Stored data:

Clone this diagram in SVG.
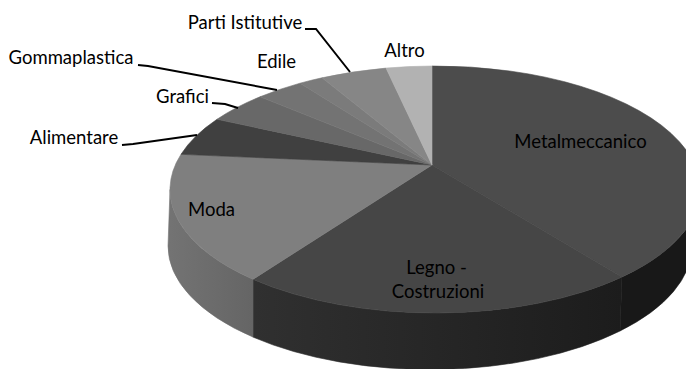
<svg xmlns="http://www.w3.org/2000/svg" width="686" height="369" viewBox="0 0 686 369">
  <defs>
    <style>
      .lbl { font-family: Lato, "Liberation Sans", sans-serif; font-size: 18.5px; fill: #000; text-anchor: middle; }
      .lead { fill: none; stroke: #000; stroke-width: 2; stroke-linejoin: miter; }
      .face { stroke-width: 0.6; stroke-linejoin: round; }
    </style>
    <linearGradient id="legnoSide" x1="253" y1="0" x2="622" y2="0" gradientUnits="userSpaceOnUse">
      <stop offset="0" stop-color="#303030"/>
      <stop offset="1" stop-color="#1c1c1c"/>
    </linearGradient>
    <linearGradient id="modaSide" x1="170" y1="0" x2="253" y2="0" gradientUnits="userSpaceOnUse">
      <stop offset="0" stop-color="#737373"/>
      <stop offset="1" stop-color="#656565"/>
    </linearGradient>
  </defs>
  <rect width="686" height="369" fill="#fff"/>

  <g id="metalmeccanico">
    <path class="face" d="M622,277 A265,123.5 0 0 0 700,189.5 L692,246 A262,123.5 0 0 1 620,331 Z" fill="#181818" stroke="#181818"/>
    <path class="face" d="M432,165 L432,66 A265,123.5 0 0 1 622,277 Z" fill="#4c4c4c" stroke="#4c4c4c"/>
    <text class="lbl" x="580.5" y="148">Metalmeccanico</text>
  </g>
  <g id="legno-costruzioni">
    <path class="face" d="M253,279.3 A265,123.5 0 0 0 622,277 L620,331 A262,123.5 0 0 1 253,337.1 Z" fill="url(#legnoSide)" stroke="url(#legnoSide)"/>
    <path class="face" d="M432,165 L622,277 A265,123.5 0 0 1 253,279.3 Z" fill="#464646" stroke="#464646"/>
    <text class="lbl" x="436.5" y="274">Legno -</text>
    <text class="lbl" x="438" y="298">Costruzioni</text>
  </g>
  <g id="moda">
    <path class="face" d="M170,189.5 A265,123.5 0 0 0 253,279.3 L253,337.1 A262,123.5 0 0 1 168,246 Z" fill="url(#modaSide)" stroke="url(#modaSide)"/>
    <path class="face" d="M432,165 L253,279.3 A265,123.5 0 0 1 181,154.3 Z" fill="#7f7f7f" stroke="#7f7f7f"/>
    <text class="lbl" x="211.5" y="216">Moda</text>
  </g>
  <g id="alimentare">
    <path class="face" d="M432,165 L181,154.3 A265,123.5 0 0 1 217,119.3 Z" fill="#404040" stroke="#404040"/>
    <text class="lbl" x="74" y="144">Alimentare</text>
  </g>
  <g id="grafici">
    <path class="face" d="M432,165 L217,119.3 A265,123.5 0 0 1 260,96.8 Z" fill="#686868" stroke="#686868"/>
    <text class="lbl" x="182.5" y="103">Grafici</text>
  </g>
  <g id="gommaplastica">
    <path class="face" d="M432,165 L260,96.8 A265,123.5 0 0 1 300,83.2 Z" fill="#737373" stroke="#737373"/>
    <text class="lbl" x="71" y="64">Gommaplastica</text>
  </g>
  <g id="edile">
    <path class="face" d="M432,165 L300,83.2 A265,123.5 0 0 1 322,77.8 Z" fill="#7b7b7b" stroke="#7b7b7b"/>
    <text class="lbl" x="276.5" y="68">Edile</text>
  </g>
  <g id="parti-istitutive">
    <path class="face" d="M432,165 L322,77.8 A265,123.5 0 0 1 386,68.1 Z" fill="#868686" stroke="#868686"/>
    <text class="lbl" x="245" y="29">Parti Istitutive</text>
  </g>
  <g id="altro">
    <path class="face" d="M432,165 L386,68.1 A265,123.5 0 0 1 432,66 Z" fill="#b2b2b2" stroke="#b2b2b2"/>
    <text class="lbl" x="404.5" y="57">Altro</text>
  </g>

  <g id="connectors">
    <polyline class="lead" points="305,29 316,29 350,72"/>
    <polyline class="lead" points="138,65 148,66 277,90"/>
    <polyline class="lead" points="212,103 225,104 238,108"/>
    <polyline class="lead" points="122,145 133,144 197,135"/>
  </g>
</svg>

Given instruction: Without including any picture, repeat the data exactly.

Output for this exercise:
Clone this diagram in SVG.
<svg xmlns="http://www.w3.org/2000/svg" width="686" height="369" viewBox="0 0 686 369">
  <defs>
    <style>
      .lbl { font-family: Lato, "Liberation Sans", sans-serif; font-size: 18.5px; fill: #000; text-anchor: middle; }
      .lead { fill: none; stroke: #000; stroke-width: 2; stroke-linejoin: miter; }
      .face { stroke-width: 0.6; stroke-linejoin: round; }
    </style>
    <linearGradient id="legnoSide" x1="253" y1="0" x2="622" y2="0" gradientUnits="userSpaceOnUse">
      <stop offset="0" stop-color="#303030"/>
      <stop offset="1" stop-color="#1c1c1c"/>
    </linearGradient>
    <linearGradient id="modaSide" x1="170" y1="0" x2="253" y2="0" gradientUnits="userSpaceOnUse">
      <stop offset="0" stop-color="#737373"/>
      <stop offset="1" stop-color="#656565"/>
    </linearGradient>
  </defs>
  <rect width="686" height="369" fill="#fff"/>

  <g id="metalmeccanico">
    <path class="face" d="M622,277 A265,123.5 0 0 0 700,189.5 L692,246 A262,123.5 0 0 1 620,331 Z" fill="#181818" stroke="#181818"/>
    <path class="face" d="M432,165 L432,66 A265,123.5 0 0 1 622,277 Z" fill="#4c4c4c" stroke="#4c4c4c"/>
    <text class="lbl" x="580.5" y="148">Metalmeccanico</text>
  </g>
  <g id="legno-costruzioni">
    <path class="face" d="M253,279.3 A265,123.5 0 0 0 622,277 L620,331 A262,123.5 0 0 1 253,337.1 Z" fill="url(#legnoSide)" stroke="url(#legnoSide)"/>
    <path class="face" d="M432,165 L622,277 A265,123.5 0 0 1 253,279.3 Z" fill="#464646" stroke="#464646"/>
    <text class="lbl" x="436.5" y="274">Legno -</text>
    <text class="lbl" x="438" y="298">Costruzioni</text>
  </g>
  <g id="moda">
    <path class="face" d="M170,189.5 A265,123.5 0 0 0 253,279.3 L253,337.1 A262,123.5 0 0 1 168,246 Z" fill="url(#modaSide)" stroke="url(#modaSide)"/>
    <path class="face" d="M432,165 L253,279.3 A265,123.5 0 0 1 181,154.3 Z" fill="#7f7f7f" stroke="#7f7f7f"/>
    <text class="lbl" x="211.5" y="216">Moda</text>
  </g>
  <g id="alimentare">
    <path class="face" d="M432,165 L181,154.3 A265,123.5 0 0 1 217,119.3 Z" fill="#404040" stroke="#404040"/>
    <text class="lbl" x="74" y="144">Alimentare</text>
  </g>
  <g id="grafici">
    <path class="face" d="M432,165 L217,119.3 A265,123.5 0 0 1 260,96.8 Z" fill="#686868" stroke="#686868"/>
    <text class="lbl" x="182.5" y="103">Grafici</text>
  </g>
  <g id="gommaplastica">
    <path class="face" d="M432,165 L260,96.8 A265,123.5 0 0 1 300,83.2 Z" fill="#737373" stroke="#737373"/>
    <text class="lbl" x="71" y="64">Gommaplastica</text>
  </g>
  <g id="edile">
    <path class="face" d="M432,165 L300,83.2 A265,123.5 0 0 1 322,77.8 Z" fill="#7b7b7b" stroke="#7b7b7b"/>
    <text class="lbl" x="276.5" y="68">Edile</text>
  </g>
  <g id="parti-istitutive">
    <path class="face" d="M432,165 L322,77.8 A265,123.5 0 0 1 386,68.1 Z" fill="#868686" stroke="#868686"/>
    <text class="lbl" x="245" y="29">Parti Istitutive</text>
  </g>
  <g id="altro">
    <path class="face" d="M432,165 L386,68.1 A265,123.5 0 0 1 432,66 Z" fill="#b2b2b2" stroke="#b2b2b2"/>
    <text class="lbl" x="404.5" y="57">Altro</text>
  </g>

  <g id="connectors">
    <polyline class="lead" points="305,29 316,29 350,72"/>
    <polyline class="lead" points="138,65 148,66 277,90"/>
    <polyline class="lead" points="212,103 225,104 238,108"/>
    <polyline class="lead" points="122,145 133,144 197,135"/>
  </g>
</svg>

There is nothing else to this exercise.